### Written instruction
Write out the material again word for word, dropping any images it holds.
──────── Source material
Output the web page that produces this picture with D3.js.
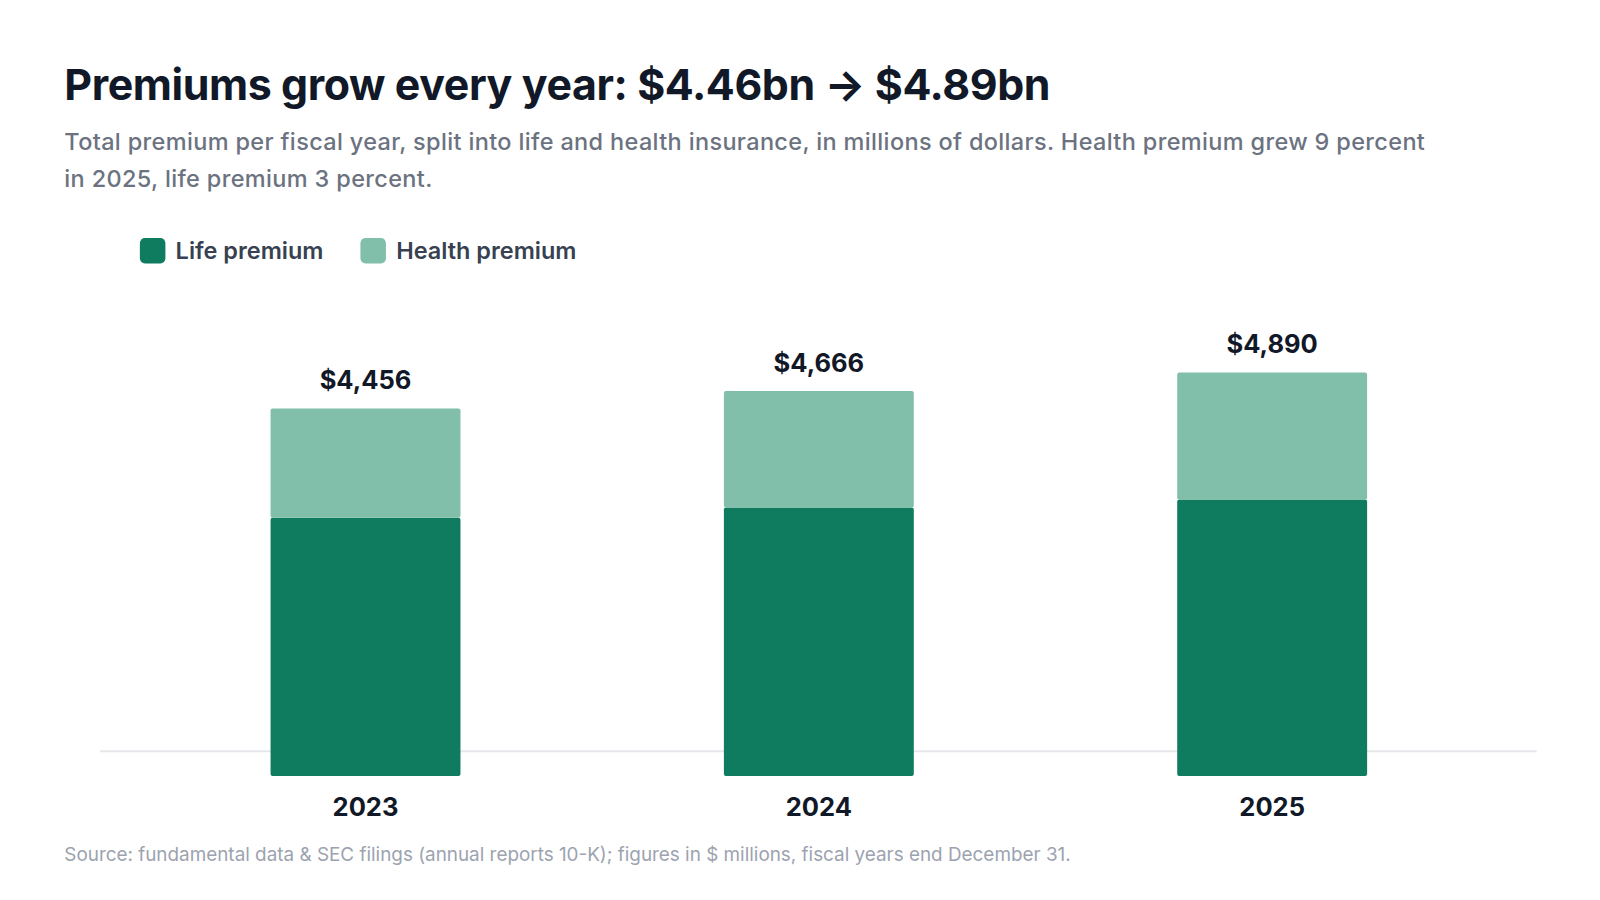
<!DOCTYPE html>
<html><head><meta charset="utf-8">
<script src="https://cdn.jsdelivr.net/npm/d3@7"></script>
<style>body{margin:0;background:#fff;font-family:Inter,"Helvetica Neue",Arial,sans-serif}</style>
</head><body><svg id="c" width="1600" height="900"></svg>
<script>
const years = ["2023","2024","2025"];
const life = [3131, 3255, 3352];
const health = [1325, 1411, 1538];
const totals = [4456, 4666, 4890];
const gridValues = [300];

const svg = d3.select("#c").append("g").attr("transform","scale(1.021)");
const y = d3.scaleLinear().domain([0, 4456]).range([760, 400]);
const x = d3.scalePoint().domain(years).range([136, 1468]).padding(0.5);
const bw = 186;

svg.append("text").attr("x",63).attr("y",98).attr("font-size",42).attr("font-weight",700)
  .attr("fill","#111827").attr("letter-spacing","-0.4").text("Premiums grow every year: $4.46bn → $4.89bn");
const sub = ["Total premium per fiscal year, split into life and health insurance, in millions of dollars. Health premium grew 9 percent","in 2025, life premium 3 percent."];
sub.forEach((s,i)=>svg.append("text").attr("x",63).attr("y",147+i*36).attr("font-size",23).attr("font-weight",500).attr("letter-spacing","0.35").attr("fill","#6b7280").text(s));

const leg = [["Life premium","#0f7b5f",137],["Health premium","#82bfab",353]];
leg.forEach(([t,c,lx])=>{
  svg.append("rect").attr("x",lx).attr("y",233).attr("width",25).attr("height",25).attr("rx",5).attr("fill",c);
  svg.append("text").attr("x",lx+35).attr("y",254).attr("font-size",23).attr("font-weight",600).attr("fill","#374151").text(t);
});

svg.selectAll(".g").data(gridValues).join("line").attr("x1",98).attr("x2",1505)
  .attr("y1",d=>y(d)).attr("y2",d=>y(d)).attr("stroke","#e5e7eb").attr("stroke-width",2);

const g = svg.append("g");
years.forEach((yr,i)=>{
  const cx = x(yr);
  g.append("rect").attr("x",cx-bw/2).attr("width",bw).attr("y",y(life[i])).attr("height",y(0)-y(life[i])).attr("fill","#0f7b5f").attr("rx",2);
  g.append("rect").attr("x",cx-bw/2).attr("width",bw).attr("y",y(life[i]+health[i])).attr("height",y(life[i])-y(life[i]+health[i])).attr("fill","#82bfab").attr("rx",2);
  g.append("text").attr("x",cx).attr("y",y(totals[i])-19).attr("text-anchor","middle").attr("font-size",25).attr("font-weight",700).attr("fill","#111827").text("$"+d3.format(",")(totals[i]));
  g.append("text").attr("x",cx).attr("y",799).attr("text-anchor","middle").attr("font-size",25).attr("font-weight",700).attr("fill","#111827").text(yr);
});

svg.append("text").attr("x",63).attr("y",843).attr("font-size",18.5).attr("fill","#9ca3af")
  .text("Source: fundamental data & SEC filings (annual reports 10-K); figures in $ millions, fiscal years end December 31.");
</script></body></html>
────────────────
### Written answer
Output the web page that produces this picture with D3.js.
<!DOCTYPE html>
<html><head><meta charset="utf-8">
<script src="https://cdn.jsdelivr.net/npm/d3@7"></script>
<style>body{margin:0;background:#fff;font-family:Inter,"Helvetica Neue",Arial,sans-serif}</style>
</head><body><svg id="c" width="1600" height="900"></svg>
<script>
const years = ["2023","2024","2025"];
const life = [3131, 3255, 3352];
const health = [1325, 1411, 1538];
const totals = [4456, 4666, 4890];
const gridValues = [300];

const svg = d3.select("#c").append("g").attr("transform","scale(1.021)");
const y = d3.scaleLinear().domain([0, 4456]).range([760, 400]);
const x = d3.scalePoint().domain(years).range([136, 1468]).padding(0.5);
const bw = 186;

svg.append("text").attr("x",63).attr("y",98).attr("font-size",42).attr("font-weight",700)
  .attr("fill","#111827").attr("letter-spacing","-0.4").text("Premiums grow every year: $4.46bn → $4.89bn");
const sub = ["Total premium per fiscal year, split into life and health insurance, in millions of dollars. Health premium grew 9 percent","in 2025, life premium 3 percent."];
sub.forEach((s,i)=>svg.append("text").attr("x",63).attr("y",147+i*36).attr("font-size",23).attr("font-weight",500).attr("letter-spacing","0.35").attr("fill","#6b7280").text(s));

const leg = [["Life premium","#0f7b5f",137],["Health premium","#82bfab",353]];
leg.forEach(([t,c,lx])=>{
  svg.append("rect").attr("x",lx).attr("y",233).attr("width",25).attr("height",25).attr("rx",5).attr("fill",c);
  svg.append("text").attr("x",lx+35).attr("y",254).attr("font-size",23).attr("font-weight",600).attr("fill","#374151").text(t);
});

svg.selectAll(".g").data(gridValues).join("line").attr("x1",98).attr("x2",1505)
  .attr("y1",d=>y(d)).attr("y2",d=>y(d)).attr("stroke","#e5e7eb").attr("stroke-width",2);

const g = svg.append("g");
years.forEach((yr,i)=>{
  const cx = x(yr);
  g.append("rect").attr("x",cx-bw/2).attr("width",bw).attr("y",y(life[i])).attr("height",y(0)-y(life[i])).attr("fill","#0f7b5f").attr("rx",2);
  g.append("rect").attr("x",cx-bw/2).attr("width",bw).attr("y",y(life[i]+health[i])).attr("height",y(life[i])-y(life[i]+health[i])).attr("fill","#82bfab").attr("rx",2);
  g.append("text").attr("x",cx).attr("y",y(totals[i])-19).attr("text-anchor","middle").attr("font-size",25).attr("font-weight",700).attr("fill","#111827").text("$"+d3.format(",")(totals[i]));
  g.append("text").attr("x",cx).attr("y",799).attr("text-anchor","middle").attr("font-size",25).attr("font-weight",700).attr("fill","#111827").text(yr);
});

svg.append("text").attr("x",63).attr("y",843).attr("font-size",18.5).attr("fill","#9ca3af")
  .text("Source: fundamental data & SEC filings (annual reports 10-K); figures in $ millions, fiscal years end December 31.");
</script></body></html>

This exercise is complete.